Let $f$ be an analytic function on $\mathbb{C}$ which takes values in $\mathbb{C}\backslash(-\infty,0]$, i.e. takes values in the complement of the nonpositive part of the real axis. Show that $f$ is constant.
My first observation is that there is a branch of the square root defined on $\mathbb{C}\backslash(-\infty,0]$ which takes positive real values along the positive part of the real axis. But I am not sure what do from thereon out. Any help would be appreciated!
On
Compose it with the square root which halves the argument on $-\pi <\arg z<\pi$, i.e. with $\text{Log}$ the principal branch of the logarithm,
$$z\mapsto \sqrt{z}=\exp\left({1\over 2}\text{Log } z\right).$$
Then this is well-defined and analytic on the image of $f$, so that $\sqrt{f}$ is entire and misses an open set, namely the left half-plane. Either compose with the Möbius transform ${z-1\over z+1}$ to get a bounded entire function, or if you already know the proof that missing an open set implies constant, quote that.
On
This is killing a fly with a sledgehammer, but the fact that $f$ is constant follows immediately from either one of Picard's theorems.
Of course, Adam's solution is the "right" one!

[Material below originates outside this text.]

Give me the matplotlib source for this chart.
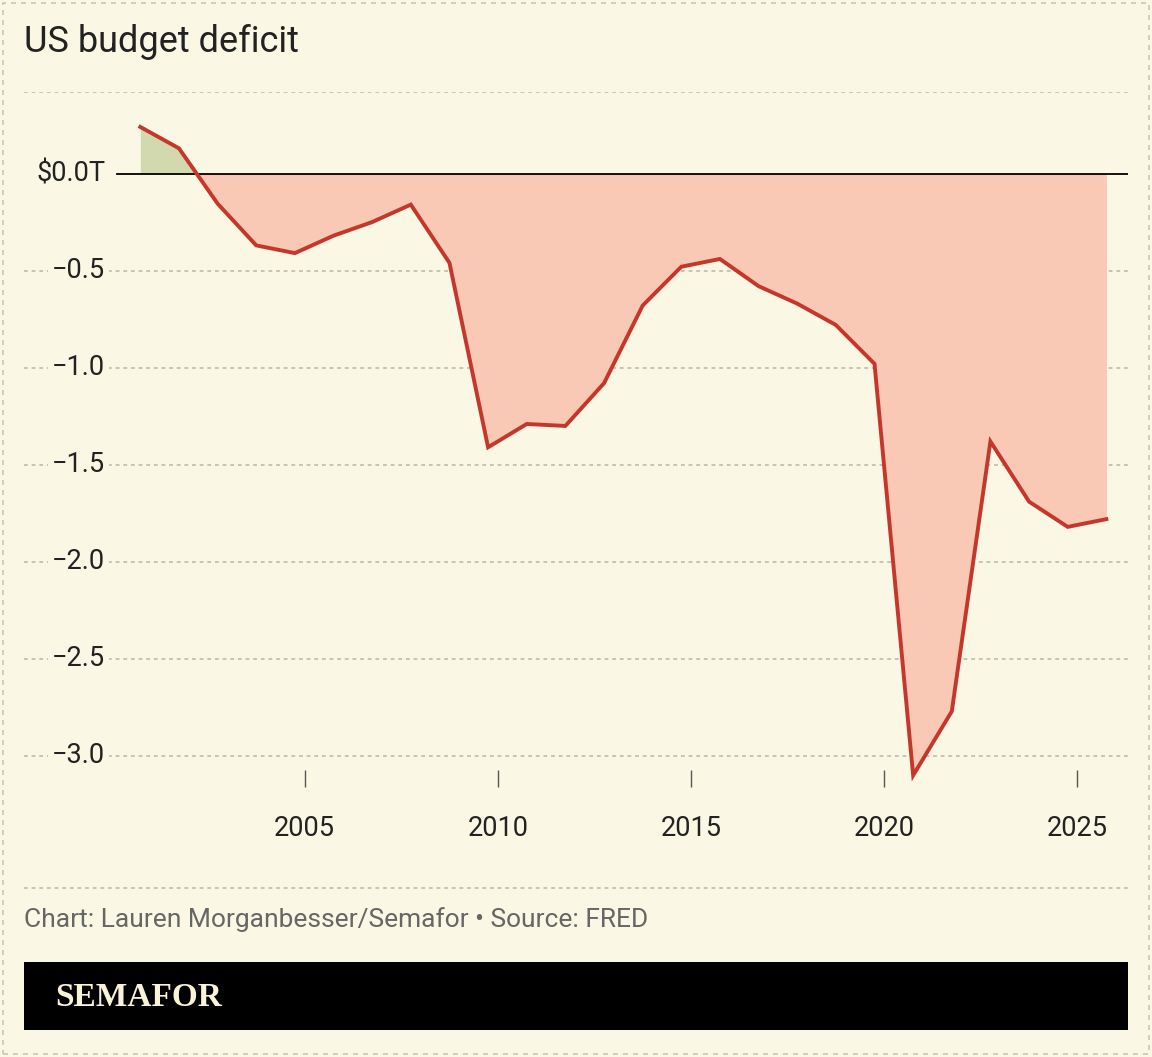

So composing the branch of the square root you mentioned in your observation with $f$ gives a function $\sqrt{f}$ on $\mathbb{C}$ which takes values in the right half-plane $\{z \text{ }|\text{ Re}(z) > 0\}$. There is a fractional linear transformation $g$ which maps the right half-plane to the unit disk. Then $g(\sqrt{f(z)})$ is a bounded analytic function on $\mathbb{C}$, so it's constant by Liouville's theorem. Applying the inverse of $g$, we find that $\sqrt{f}$ is constant; the square of a constant function is also constant, so $f$ itself must be constant.